Knowing your price point will help you become a serious shopper when looking for your home.
Before you start house hunting, you need to determine how much house you can afford, which will entail getting either prequalified or preapproved for a home loan. A real estate agent can help you find a mortgage broker to begin the process. While getting preapproved is a more in–depth process, a preapproval letter lets both real estate agents and sellers know that you’re a serious shopper who means business.
What Do I Do To Get Prequalified?
A prequalification can be done online or over the phone and does not require your submitting financial documents. You will be asked to provide basic information about your finances — for instance, your household income versus your debt load. With this information, the lender will estimate what your maximum loan amount could be if you were to apply.
What About Getting Preapproved?
A preapproval is more involved and a real estate agent can help you prepare your documentation. The lender will perform an extensive review of your finances, requiring pay stubs, tax records, credit accounts, bank statements and more.
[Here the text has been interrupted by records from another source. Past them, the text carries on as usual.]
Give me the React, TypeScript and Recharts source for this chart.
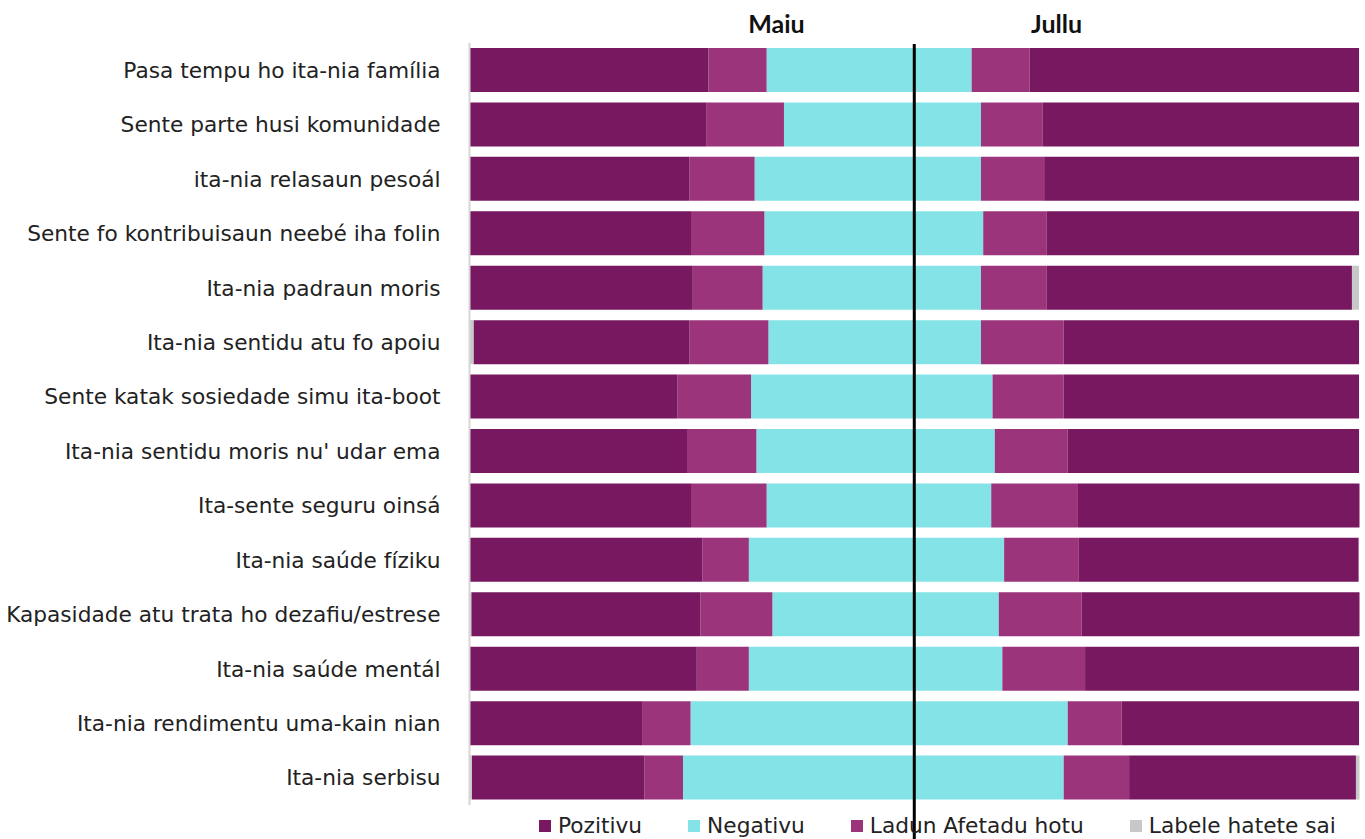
import React from 'react';
import { BarChart, Bar, XAxis, YAxis, ReferenceLine, Legend } from 'recharts';

const categories = [
  'Pasa tempu ho ita-nia família',
  'Sente parte husi komunidade',
  'ita-nia relasaun pesoál',
  'Sente fo kontribuisaun neebé iha folin',
  'Ita-nia padraun moris',
  'Ita-nia sentidu atu fo apoiu',
  'Sente katak sosiedade simu ita-boot',
  "Ita-nia sentidu moris nu' udar ema",
  'Ita-sente seguru oinsá',
  'Ita-nia saúde fíziku',
  'Kapasidade atu trata ho dezafiu/estrese',
  'Ita-nia saúde mentál',
  'Ita-nia rendimentu uma-kain nian',
  'Ita-nia serbisu',
];

// Maiu (left half)
const maiuPozitivu = [53.7, 53.2, 49.3, 49.8, 50.2, 48.5, 46.7, 48.9, 49.8, 52.4, 51.5, 51.1, 38.8, 38.8];
const maiuLadun = [13.1, 17.5, 14.7, 16.5, 15.7, 17.8, 16.6, 15.6, 17.0, 10.4, 16.2, 11.7, 10.9, 8.7];
const maiuNegativu = [33.2, 29.3, 35.9, 33.7, 34.1, 32.8, 36.7, 35.5, 33.2, 37.2, 31.9, 37.2, 50.3, 52.0];
const maiuLabele = [0, 0, 0, 0, 0, 0.9, 0, 0, 0, 0, 0.4, 0, 0, 0.4];

// Jullu (right half)
const julluPozitivu = [74.1, 71.2, 70.8, 70.2, 68.6, 66.4, 66.4, 65.5, 63.3, 62.9, 62.5, 61.6, 53.4, 51.0];
const julluLadun = [13.0, 13.8, 14.2, 14.3, 14.8, 18.6, 16.0, 16.4, 19.5, 16.8, 18.6, 18.6, 12.1, 14.7];
const julluNegativu = [12.9, 15.0, 15.0, 15.5, 15.0, 15.0, 17.6, 18.1, 17.3, 20.2, 19.0, 19.8, 34.5, 33.6];
const julluLabele = [0, 0, 0, 0, 1.6, 0, 0, 0, 0, 0, 0, 0, 0, 0.8];

const periodLabels = ['Maiu', 'Jullu'];
const periodPositions = [-31, 32];

const seriesNames = ['Pozitivu', 'Negativu', 'Ladun Afetadu hotu', 'Labele hatete sai'];
const seriesColors = ['#771861', '#84E3E6', '#9B347B', '#C8C8C8'];

const POZ = seriesColors[0];
const NEG = seriesColors[1];
const LAD = seriesColors[2];
const LAB = seriesColors[3];

const data = categories.map((name, i) => ({
  name,
  mNeg: -maiuNegativu[i],
  mLad: -maiuLadun[i],
  mPoz: -maiuPozitivu[i],
  mLab: -maiuLabele[i],
  jNeg: julluNegativu[i],
  jLad: julluLadun[i],
  jPoz: julluPozitivu[i],
  jLab: julluLabele[i],
}));

const FONT = '"DejaVu Sans", sans-serif';
const FS = 21.7;

const renderLegend = () => (
  <div style={{ height: 34, position: 'relative', fontFamily: FONT, fontSize: FS, color: '#222', whiteSpace: 'nowrap' }}>
    <div style={{ display: 'flex', alignItems: 'center', paddingLeft: 539, paddingTop: 10, lineHeight: '22px' }}>
      {seriesNames.map((n, i) => (
        <div key={n} style={{ display: 'flex', alignItems: 'center', marginRight: 46, flexShrink: 0 }}>
          <span style={{ display: 'inline-block', width: 12, height: 12, background: seriesColors[i], marginRight: 7 }} />
          <span>{n}</span>
        </div>
      ))}
    </div>
  </div>
);

const CenterLine = (p: any) => {
  const top = Math.min(p.y1, p.y2);
  const bottom = Math.max(p.y1, p.y2);
  return <line x1={p.x1} y1={top + 1} x2={p.x2} y2={bottom + 34} stroke="#000" strokeWidth={3} />;
};

export default function App() {
  return (
    <div style={{ position: 'absolute', left: 0, top: 0, width: 1365, height: 839, background: '#fff' }}>
      <BarChart
        width={1365}
        height={839}
        data={data}
        layout="vertical"
        stackOffset="sign"
        barSize={44}
        margin={{ top: 43, right: 5.5, bottom: 0, left: 0 }}
      >
        <XAxis type="number" domain={[-100, 100]} hide />
        <YAxis
          type="category"
          dataKey="name"
          width={469.5}
          interval={0}
          tickLine={false}
          tickSize={0}
          tickMargin={29}
          axisLine={{ stroke: '#D6D6D6', strokeWidth: 2 }}
          tick={{ fontFamily: FONT, fontSize: FS, fill: '#222' }}
        />
        <Bar dataKey="mNeg" stackId="s" fill={NEG} isAnimationActive={false} />
        <Bar dataKey="jNeg" stackId="s" fill={NEG} isAnimationActive={false} />
        <Bar dataKey="mLad" stackId="s" fill={LAD} isAnimationActive={false} />
        <Bar dataKey="jLad" stackId="s" fill={LAD} isAnimationActive={false} />
        <Bar dataKey="mPoz" stackId="s" fill={POZ} isAnimationActive={false} />
        <Bar dataKey="jPoz" stackId="s" fill={POZ} isAnimationActive={false} />
        <Bar dataKey="mLab" stackId="s" fill={LAB} isAnimationActive={false} />
        <Bar dataKey="jLab" stackId="s" fill={LAB} isAnimationActive={false} />
        {periodLabels.map((lbl, i) => (
          <ReferenceLine
            key={lbl}
            x={periodPositions[i]}
            stroke="none"
            label={{
              value: lbl,
              position: 'top',
              offset: 10,
              fill: '#111',
              fontSize: 25,
              fontWeight: 700,
              fontFamily: 'Lato, sans-serif',
            }}
          />
        ))}
        <ReferenceLine x={0} shape={CenterLine} />
        <Legend verticalAlign="bottom" content={renderLegend} />
      </BarChart>
    </div>
  );
}
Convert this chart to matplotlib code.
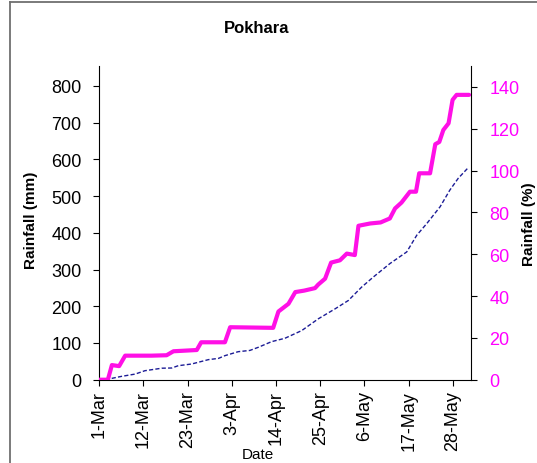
import matplotlib
matplotlib.use("Agg")
import matplotlib.pyplot as plt
from matplotlib.lines import Line2D

plt.rcParams["font.family"] = ["Liberation Sans", "DejaVu Sans"]

# ── data (days after 1-Mar, cumulative rainfall in % of normal) ──────────────
year_days = [0, 2.2, 3.2, 5.0, 6.5, 13, 16.8, 18.5, 24.3, 25.4, 31.3, 32.6,
             43.3, 44.6, 47.1, 48.8, 51, 53.7, 54.5, 56.2, 57.7, 59.9, 61.6,
             63.6, 64.5, 67.4, 70, 72.3, 73.6, 75.2, 77.3, 78.8, 79.6, 82.3,
             83.6, 84.6, 85.6, 86.9, 87.9, 88.9, 92]
year_pct = [0, 0, 7.0, 6.5, 11.5, 11.5, 11.7, 13.6, 14.2, 17.9, 17.9, 25.1,
            24.8, 32.6, 36.3, 41.9, 42.6, 43.8, 45.5, 48.3, 56.0, 57.1, 60.3,
            59.6, 73.6, 74.7, 75.2, 77.1, 81.9, 84.7, 89.9, 89.9, 98.7, 98.7,
            112.6, 113.7, 119.4, 122.6, 133.8, 136.2, 136.2]

normal_days = [0, 2.3, 5.6, 9, 11.4, 15.6, 18.1, 19.7, 23, 27.2, 29.7, 31.3,
               34.6, 37.5, 39.6, 42.9, 46.2, 50.4, 54.5, 58.7, 62, 65.3,
               68.2, 72.3, 76.5, 79, 81.5, 84.8, 87.2, 89.3, 91.6]
normal_pct = [0, 0.3, 1.6, 2.7, 4.3, 5.5, 5.6, 6.7, 7.5, 9.6, 10.2, 11.5,
              13.4, 14.0, 15.5, 18.2, 19.8, 23.5, 29.1, 33.9, 37.9, 44.3,
              49.1, 55.5, 61.1, 69.1, 74.7, 82.7, 90.6, 96.3, 101.0]

tick_days = [0, 11, 22, 33, 44, 55, 66, 77, 88]
tick_labels = ["1-Mar", "12-Mar", "23-Mar", "3-Apr", "14-Apr", "25-Apr",
               "6-May", "17-May", "28-May"]
mm_ticks = [0, 100, 200, 300, 400, 500, 600, 700, 800]
pct_ticks = [0, 20, 40, 60, 80, 100, 120, 140]

MAGENTA = "#ff00ff"

fig = plt.figure(figsize=(5.37, 4.64), dpi=100)
ax = fig.add_axes([0.1844, 0.1795, 0.6921, 0.6761])
ax2 = ax.twinx()

ax2.plot(normal_days, normal_pct, color="#1c1c96", lw=1.0,
         linestyle=(0, (3, 1.6)))
ax2.plot(year_days, year_pct, color="#ff10e6", lw=3.0,
         solid_joinstyle="round", solid_capstyle="round")

ax.set_xlim(0, 92.4)
ax.set_ylim(0, 854)
ax2.set_ylim(0, 150)

ax.set_xticks(tick_days)
ax.set_xticklabels(tick_labels, rotation=90, fontsize=13)
ax.set_yticks(mm_ticks)
ax.tick_params(axis="y", labelsize=13, length=4, pad=8.5)
ax.tick_params(axis="x", length=4, pad=3.5)
ax2.set_yticks(pct_ticks)
ax2.tick_params(axis="y", labelsize=13, length=4, pad=9.5, labelcolor=MAGENTA)

for a in (ax, ax2):
    a.spines["top"].set_visible(False)
ax.spines["right"].set_visible(False)
ax2.spines["left"].set_visible(False)
ax2.spines["bottom"].set_visible(False)

ax.set_ylabel("Rainfall (mm)", fontsize=11, fontweight="bold")
ax.yaxis.set_label_coords(-0.163, 0.51)
ax2.set_ylabel("Rainfall (%)", fontsize=11, fontweight="bold")
ax2.yaxis.set_label_coords(1.137, 0.5)
ax.set_xlabel("Date", fontsize=11)
ax.xaxis.set_label_coords(0.428, -0.214)

fig.text(0.478, 0.938, "Pokhara", fontsize=12, fontweight="bold",
         ha="center", va="center")

# chart-area border (only top and left edges fall inside the picture)
fig.add_artist(Line2D([9.7 / 537, 1.0], [1 - 2.7 / 464] * 2,
                      transform=fig.transFigure, color="#707070", lw=1.3))
fig.add_artist(Line2D([9.7 / 537] * 2, [0.0, 1 - 2.7 / 464],
                      transform=fig.transFigure, color="#707070", lw=1.3))

fig.savefig("out.png", dpi=100)
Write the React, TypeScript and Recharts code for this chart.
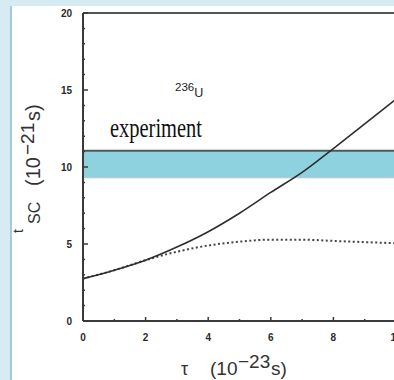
import React from 'react';
import { ComposedChart, Line, XAxis, YAxis, ReferenceArea, ReferenceLine } from 'recharts';

const tauValues = [0, 1, 2, 3, 4, 5, 6, 7, 8, 9, 10];
const solidCurve = [2.75, 3.3, 3.95, 4.8, 5.8, 7.0, 8.35, 9.65, 11.2, 12.8, 14.4];
const dottedCurve = [2.75, 3.3, 3.95, 4.5, 4.9, 5.15, 5.28, 5.28, 5.2, 5.12, 5.05];
const experimentBand = [9.3, 11.05];
const xTickValues = [0, 1, 2, 3, 4, 5, 6, 7, 8, 9, 10];
const yTickValues = Array.from({ length: 21 }, (_, i) => i);
const xLabelTicks = [0, 2, 4, 6, 8, 10];
const yLabelTicks = [0, 5, 10, 15, 20];

const data = tauValues.map((t, i) => ({ tau: t, solid: solidCurve[i], dotted: dottedCurve[i] }));

const INK = '#3a3a3a';
const TICK_FONT = '"Liberation Sans", Arial, sans-serif';

const YTick = (props: any) => {
  const { x, y, payload } = props;
  const v = payload.value;
  const major = yLabelTicks.includes(v);
  return (
    <g>
      <line x1={x} x2={x + (major ? 5 : 2)} y1={y} y2={y} stroke={INK} strokeWidth={1.5} />
      {major && (
        <text x={x - 11} y={y} dy={3.5} textAnchor="end" fontSize={10} fontWeight="bold" fontFamily={TICK_FONT} fill="#2a2a2a">
          {v}
        </text>
      )}
    </g>
  );
};

const XTick = (props: any) => {
  const { x, y, payload } = props;
  const v = payload.value;
  const major = xLabelTicks.includes(v);
  return (
    <g>
      <line x1={x} x2={x} y1={y} y2={y - (major ? 4 : 2)} stroke={INK} strokeWidth={1.5} />
      {major && (
        <text x={x} y={y + 20} textAnchor="middle" fontSize={10} fontWeight="bold" fontFamily={TICK_FONT} fill="#2a2a2a">
          {v}
        </text>
      )}
    </g>
  );
};

export default function App() {
  return (
    <div style={{ position: 'absolute', left: 0, top: 0, width: 394, height: 380, overflow: 'hidden', background: '#d7ebf2' }}>
      <div style={{ position: 'absolute', left: 10, top: 6, right: 0, bottom: 0, background: '#ffffff', borderLeft: '2px solid #a3cbdd' }} />
      <div style={{ position: 'absolute', left: 0, top: 0 }}>
        <ComposedChart width={420} height={380} data={data} margin={{ top: 13, left: 23, right: 24, bottom: 29 }}>
          <XAxis
            dataKey="tau"
            type="number"
            domain={[0, 10]}
            ticks={xTickValues}
            interval={0}
            tickSize={0}
            tickMargin={0}
            tickLine={false}
            height={30}
            axisLine={{ stroke: INK, strokeWidth: 2 }}
            tick={<XTick />}
          />
          <YAxis
            type="number"
            domain={[0, 20]}
            ticks={yTickValues}
            interval={0}
            tickSize={0}
            tickMargin={0}
            tickLine={false}
            width={60}
            axisLine={{ stroke: INK, strokeWidth: 2 }}
            tick={<YTick />}
          />
          <ReferenceArea y1={experimentBand[0]} y2={experimentBand[1]} fill="#8fd2df" fillOpacity={1} stroke="none" ifOverflow="visible" />
          <ReferenceLine y={experimentBand[0]} stroke="#b9c4c8" strokeWidth={1} />
          <ReferenceLine y={experimentBand[1]} stroke="#4a5a5e" strokeWidth={2} />
          <ReferenceLine y={20} stroke="#555" strokeWidth={2} />
          <Line type="monotone" dataKey="dotted" stroke="#444" strokeWidth={2} strokeDasharray="2 2.5" dot={false} isAnimationActive={false} />
          <Line type="monotone" dataKey="solid" stroke="#2e2e2e" strokeWidth={1.6} dot={false} isAnimationActive={false} />
        </ComposedChart>
      </div>
      <svg width={394} height={380} style={{ position: 'absolute', left: 0, top: 0, pointerEvents: 'none' }}>
        <text x={175} y={91} fontSize={11.5} fontFamily={TICK_FONT} fill="#222">
          236
          <tspan fontSize={12.5} dy={6}>U</tspan>
        </text>
        <text x={110} y={137} fontSize={27} fontFamily='"Liberation Serif", "Times New Roman", serif' fill="#111" textLength={92} lengthAdjust="spacingAndGlyphs">
          experiment
        </text>
        <text y={375} fontSize={19} fontFamily={TICK_FONT} fill="#333">
          <tspan x={181} fontSize={18}>τ</tspan>
          <tspan x={210}>(10</tspan>
          <tspan x={238} fontSize={19} dy={-7}>−23</tspan>
          <tspan x={271} dy={7}>s)</tspan>
        </text>
        <text transform="translate(40,0) rotate(-90)" fontSize={20} fontFamily={TICK_FONT} fill="#333">
          <tspan x={-233} fontSize={14} dy={-17}>t</tspan>
          <tspan x={-224} fontSize={16} dy={17}>SC</tspan>
          <tspan x={-186}>(10</tspan>
          <tspan x={-155} fontSize={19} dy={-6}>−21</tspan>
          <tspan x={-121} dy={6}>s)</tspan>
        </text>
      </svg>
    </div>
  );
}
This figure will not only be a more reliable estimate of what you can afford, but your preapproval also indicates that a lender is willing to do business with you, pending the purchase price, market appraisal and the underwriting process.
What Should I Ask When Shopping For A Lender?
Your real estate agent should have a mortgage broker they are willing to put you in contact with – this lender will be someone they have done business with in the past, and feel comfortable recommending. However, if you decide to do a little comparison shopping and look for a lender on your own, here are a few important questions to ask.
- What loan programs do you offer and which one do you think is best for me?
- How long will the loan approval process take?
- What line items of the loan agreement — if any — are negotiable?
- What is your policy for locking in interest rates, and will you honor a lower rate if it declines during the lock–in period?
- Are there fees for prepaying on my loan?